逆に買う予定で行っていても、販売員がいつまでも説明に来なかったり態度が悪いと買わずに帰ってしまう。
 つい先日もビデオカメラを買いに行ったが、一生懸命に商品を見比べているのに、すぐ側で社員と販売員が雑談を交わしながら「いらっしゃいませ」の一言も言わないどころか、すぐ横に来て商品で遊んでもこちらの客には声を掛けないものだから、とうとう買わずに帰ってしまったものだ。
まるで客に声を掛けられるのを怖がっているかのようだ。
こうした現象は一時期の岩田屋Zサイドにも見られたが、伊勢丹の傘下に入ってからこうした態度は消えた。

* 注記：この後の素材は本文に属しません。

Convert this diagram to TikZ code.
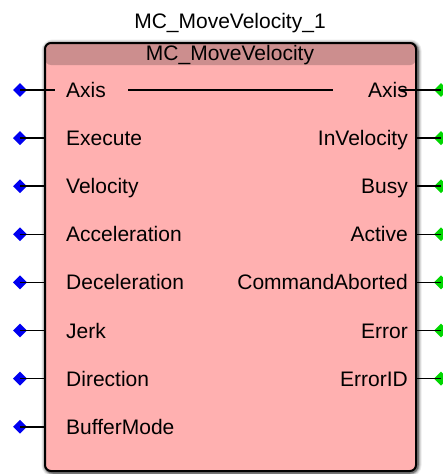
\documentclass[tikz,border=0pt]{standalone}
\usepackage{fontspec}
\setmainfont{Liberation Sans}
\usetikzlibrary{shapes.geometric}
\definecolor{fbfill}{RGB}{255,176,176}
\definecolor{fbhead}{RGB}{204,142,142}
\definecolor{pinin}{RGB}{0,0,240}
\definecolor{pinout}{RGB}{0,215,0}
\begin{document}
\begin{tikzpicture}[x=1pt,y=-1pt,
  lbl/.style={font=\fontsize{21}{24}\selectfont, inner sep=0pt, text height=15pt, text depth=0pt},
  inlbl/.style={lbl, anchor=west},
  outlbl/.style={lbl, anchor=east},
  pinA/.style={diamond, fill=pinin, minimum size=14pt, inner sep=0pt},
  pinB/.style={diamond, fill=pinout, minimum size=14pt, inner sep=0pt},
  wire/.style={line width=1.6pt},
  fbbox/.style={draw=black, line width=2pt, fill=fbfill, rounded corners=6pt,
    minimum width=371pt, minimum height=428pt, inner sep=0pt,
    path picture={\fill[fbhead] (path picture bounding box.north west) rectangle ([yshift=-22pt]path picture bounding box.north east);}}]
\useasboundingbox (0,0) rectangle (443,474);
% shadow
\foreach \w/\o in {9/0.08,7/0.12,5/0.18,3.5/0.3}
  \draw[black, opacity=\o, line width=\w pt, rounded corners=7pt] (46,44) rectangle (417,472);
\node[fbbox] (fb) at (230.5,257) {};
\node[lbl] (title) at (230,21) {MC\_MoveVelocity\_1};
\node[lbl] (head) at (230,53) {MC\_MoveVelocity};
% inputs
\foreach \n/\t [count=\i from 0] in {iaxis/Axis,iexe/Execute,ivel/Velocity,iacc/Acceleration,idec/Deceleration,ijerk/Jerk,idir/Direction,ibuf/BufferMode}{
  \pgfmathsetmacro{\yy}{90+48.1*\i}
  \node[inlbl] (\n) at (66,\yy) {\t};
  \node[pinA] (p\n) at (20,\yy) {};
  \coordinate (e\n) at (45,\yy);
}
\coordinate (eiaxis) at (55,90);
\foreach \n in {iaxis,iexe,ivel,iacc,idec,ijerk,idir,ibuf}
  \draw[wire] (p\n.center) -- (e\n);
% outputs
\foreach \n/\t [count=\i from 0] in {oaxis/Axis,oinv/InVelocity,obusy/Busy,oact/Active,oabort/CommandAborted,oerr/Error,oerrid/ErrorID}{
  \pgfmathsetmacro{\yy}{90+48.1*\i}
  \node[outlbl] (\n) at (408,\yy) {\t};
  \node[pinB] (p\n) at (441,\yy) {};
  \coordinate (e\n) at (416,\yy);
}
\coordinate (eoaxis) at (400,90);
\foreach \n in {oaxis,oinv,obusy,oact,oabort,oerr,oerrid}
  \draw[wire] (e\n) -- (p\n.center);
% axis pass-through
\coordinate (ax1) at (128,90);
\coordinate (ax2) at (333,90);
\draw[wire] (ax1) -- (ax2);
\end{tikzpicture}
\end{document}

 バブル期は「失われた10年」とよく言われるが、失われたのは商売の基本である。
「いらっしゃいませ」と言うのはいろはのいである。
そしてしばらく客の動きを目の端で追い、客が迷っていると感じれば静かに側に行き「○○をお探しでしょうか」「お客様にはその色はとってもよくお似合いですよ」な
どと声を掛けるだけでいい。
別にコンサルティングセールスをしろとまでは言わない。
せめて上述の声を掛けるぐらいでいいのだ。
ヤマダ電機にしろビックカメラにしろ、その程度のことしかしていないのだ。
でも、それが販売に結びつくのである。

 ものが溢れ、欲しいものがなくなった今、売り上げアップに必要なのは販売技術の向上だろう。
やれMDだ、コンピューターによる予測システムだなどということも必要だろうが、
それよりも販売とはなにかの基本に立ち戻り、販売技術を磨くことこそ必要ではないかと私は考える。

 ITの導入に熱心なトップは多いが、ITもそれを使い切る人材のスキルがあって
こそ。
それと併行して営業の基本に立ち返った人材教育が必要ではないだろうか。
少なくとも「人罪」や「人在」は不要である。
販売力の回復こそが肝要で、そのためには幹部が現場を知ることだ。